Andalusia provides interesting illustration
Politicians in Germany’s CDU-CSU and FDP ruling coalition are growing weary of the endless promotion of the country’s eastern provinces. Matthias Platzeck, the social-democrat Minister President of the state of Brandenburg, has warned that there is no majority support for plans to continue the Solidarity Pact beyond 2019.
In Spain, Andalusia provides an interesting illustration of the impact of EU structural funds, which have been heavily tapped by the regional government in Seville, just as they have been in Poland. However, the development programmes in this part of Spain, which were undertaken between 1980 and 2000, have done relatively little to boost the local economy. Studies conducted by economists in Malaga Cadiz have shown that funds from both the national government and from Europe have yet to result in development on a scale comparable with the north of the country.
Sharper north-south divide in Italy
In recent years, the drive to improve conditions for small and medium-sized companies has become the main priority for Andalusian development, which has historically been oriented primarily toward the tourist industry (11% of GDP).

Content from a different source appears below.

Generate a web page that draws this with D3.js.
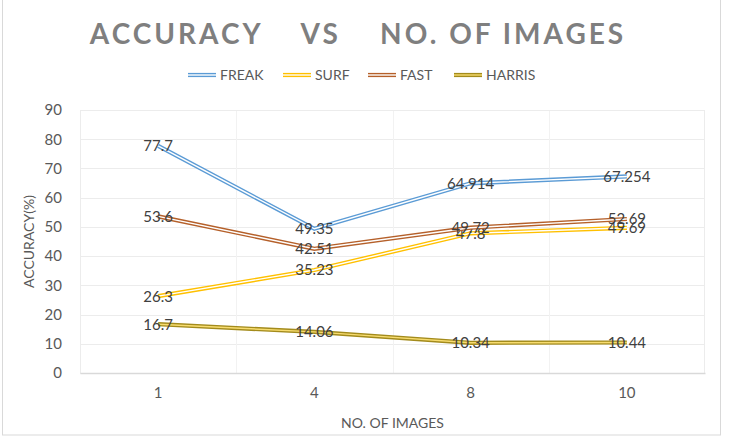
<!DOCTYPE html>
<html lang="en">
<head>
<script src="https://cdn.jsdelivr.net/npm/d3@7/dist/d3.min.js"></script>
<style>
html, body {
    margin: 0;
    padding: 0;
    background: #fff;
}
#chart {
    width: 731px;
    height: 439px;
}
text {
    font-family: Lato, "Open Sans", sans-serif;
}
</style>
</head>
<body>
<div id="chart"></div>
<script>
// chart data
var categories = ["1", "4", "8", "10"];
var seriesNames = ["FREAK", "SURF", "FAST", "HARRIS"];
var freak = [77.7, 49.35, 64.914, 67.254];
var surf = [26.3, 35.23, 47.8, 49.69];
var fast = [53.6, 42.51, 49.72, 52.69];
var harris = [16.7, 14.06, 10.34, 10.44];
var yTicks = [0, 10, 20, 30, 40, 50, 60, 70, 80, 90];

// outer colour / inner colour of the double lines
var outerColors = ["#5b9bd5", "#ffc000", "#b5602a", "#a38b1c"];
var innerColors = ["#ffffff", "#ffffff", "#ffffff", "#f7dc70"];

var width = 731, height = 439;
var margin = {left: 80, top: 110, right: 26, bottom: 66};
var plotWidth = width - margin.left - margin.right;
var plotHeight = height - margin.top - margin.bottom;

var svg = d3.select("#chart").append("svg")
    .attr("width", width)
    .attr("height", height);

// outer border of chart area
svg.append("rect")
    .attr("x", 2.5).attr("y", -1)
    .attr("width", 718).attr("height", 436)
    .attr("fill", "none")
    .attr("stroke", "#d9d9d9");

// title
svg.append("text")
    .attr("x", 358).attr("y", 44)
    .attr("text-anchor", "middle")
    .attr("fill", "#7f7f7f")
    .attr("font-size", 28)
    .attr("font-weight", "bold")
    .attr("letter-spacing", 3)
    .style("white-space", "pre")
    .text("ACCURACY    VS    NO. OF IMAGES");

var plot = svg.append("g").attr("transform", "translate(" + [margin.left, margin.top] + ")");

var x = d3.scaleBand().domain(categories).range([0, plotWidth]);
var y = d3.scaleLinear().domain([0, 90]).range([plotHeight, 0]);

// horizontal grid
plot.append("g")
    .selectAll("line")
    .data(yTicks.slice(1))
    .enter().append("line")
    .attr("x1", 0).attr("x2", plotWidth)
    .attr("y1", function(d){ return Math.round(y(d)) + 0.5; })
    .attr("y2", function(d){ return Math.round(y(d)) + 0.5; })
    .attr("stroke", "#ececec");

// vertical grid at band edges
plot.append("g")
    .selectAll("line")
    .data(categories.slice(1))
    .enter().append("line")
    .attr("x1", function(d){ return Math.round(x(d)) + 0.5; })
    .attr("x2", function(d){ return Math.round(x(d)) + 0.5; })
    .attr("y1", 0).attr("y2", plotHeight)
    .attr("stroke", "#f2f2f2");

// plot border
plot.append("rect")
    .attr("x", 0.5).attr("y", 0.5)
    .attr("width", plotWidth - 1).attr("height", plotHeight)
    .attr("fill", "none")
    .attr("stroke", "#ececec");

// y axis
var yAxis = plot.append("g")
    .call(d3.axisLeft(y).tickValues(yTicks).tickSize(0).tickPadding(18));
yAxis.select(".domain").remove();
yAxis.selectAll("text")
    .attr("fill", "#595959")
    .attr("font-size", 15)
    .style("font-family", "Lato, sans-serif");

// x axis
var xAxis = plot.append("g")
    .attr("transform", "translate(0," + plotHeight + ")")
    .call(d3.axisBottom(x).tickSize(0).tickPadding(14));
xAxis.select(".domain")
    .attr("stroke", "#d9d9d9")
    .attr("stroke-width", 1.5);
xAxis.selectAll("text")
    .attr("fill", "#595959")
    .attr("font-size", 15)
    .style("font-family", "Lato, sans-serif");

// axis titles
svg.append("text")
    .attr("transform", "translate(34," + (margin.top + plotHeight / 2) + ") rotate(-90)")
    .attr("text-anchor", "middle")
    .attr("fill", "#595959")
    .attr("font-size", 14)
    .text("ACCURACY(%)");

svg.append("text")
    .attr("x", margin.left + plotWidth / 2)
    .attr("y", 428)
    .attr("text-anchor", "middle")
    .attr("fill", "#595959")
    .attr("font-size", 14)
    .text("NO. OF IMAGES");

// series
var allSeries = [freak, surf, fast, harris].map(function(vals, i){
    return {name: seriesNames[i], values: vals, outer: outerColors[i], inner: innerColors[i]};
});

var line = d3.line()
    .x(function(d, i){ return x(categories[i]) + x.bandwidth() / 2; })
    .y(function(d){ return y(d); });

var series = plot.selectAll(".series")
    .data(allSeries)
    .enter().append("g")
    .attr("class", "series");

series.append("path")
    .attr("d", function(d){ return line(d.values); })
    .attr("fill", "none")
    .attr("stroke", function(d){ return d.outer; })
    .attr("stroke-width", 4.2);

series.append("path")
    .attr("d", function(d){ return line(d.values); })
    .attr("fill", "none")
    .attr("stroke", function(d){ return d.inner; })
    .attr("stroke-width", 1.4);

// data labels
series.selectAll(".lbl")
    .data(function(d){ return d.values; })
    .enter().append("text")
    .attr("class", "lbl")
    .attr("x", function(d, i){ return x(categories[i]) + x.bandwidth() / 2; })
    .attr("y", function(d){ return y(d); })
    .attr("dy", "0.36em")
    .attr("text-anchor", "middle")
    .attr("fill", "#404040")
    .attr("font-size", 15)
    .text(function(d){ return d; });

// legend
var legendX = [188, 283, 368, 454];
var legend = svg.selectAll(".legend")
    .data(allSeries)
    .enter().append("g")
    .attr("class", "legend")
    .attr("transform", function(d, i){ return "translate(" + [legendX[i], 75] + ")"; });

legend.append("line")
    .attr("x1", 0).attr("x2", 28)
    .attr("stroke", function(d){ return d.outer; })
    .attr("stroke-width", 4.2);
legend.append("line")
    .attr("x1", 0).attr("x2", 28)
    .attr("stroke", function(d){ return d.inner; })
    .attr("stroke-width", 1.4);
legend.append("text")
    .attr("x", 32)
    .attr("dy", "0.36em")
    .attr("fill", "#595959")
    .attr("font-size", 14)
    .text(function(d){ return d.name; });
</script>
</body>
</html>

For the period 2007-2013, Andalusia will benefit from 15 billion euros of European funding – just part of the 41% EU funding allocated for Spain that is spent on the south of the country. The results, however, have yet to measure up to Brussels’ bold objective of a 2.4 % increase in Andalusian GDP.
An even sharper north-south divide exists in Italy, where the beautiful motorways in the country's economic heartland centred on Turin and Milan are in marked contrast to the dilapidated roads around Naples. This situation, moreover, has persisted in spite of the 140 billion euros spent by the Italian government’s Fund for the South (Cassa per il Mezzogiorno) initiative in effect from 1951 to 1992. The programme was so catastrophic, it even attracted the attention of the International Monetary Fund, which expressed concern over its impact on Italy's public finances and eventually pressured the Italian government to withdraw it.
Brussels wary of another Mezzogiorno
The European programmes, which to some extent have replaced the Cassa per il Mezzogiorno, have not been marked by any great advances in efficiency. As Francesco Aiello of the University of Calabria explains, they had a small effect on per capita GDP, but their impact remains very weak.
Not surprisingly, Brussels has always been wary of the possibility of another "Mezzogiorno," which could turn into a black hole for public funds. Now, with the recent economic crisis having made debt reduction a priority for most EU member states, even more credible programmes to reduce regional disparities may see their funding cut.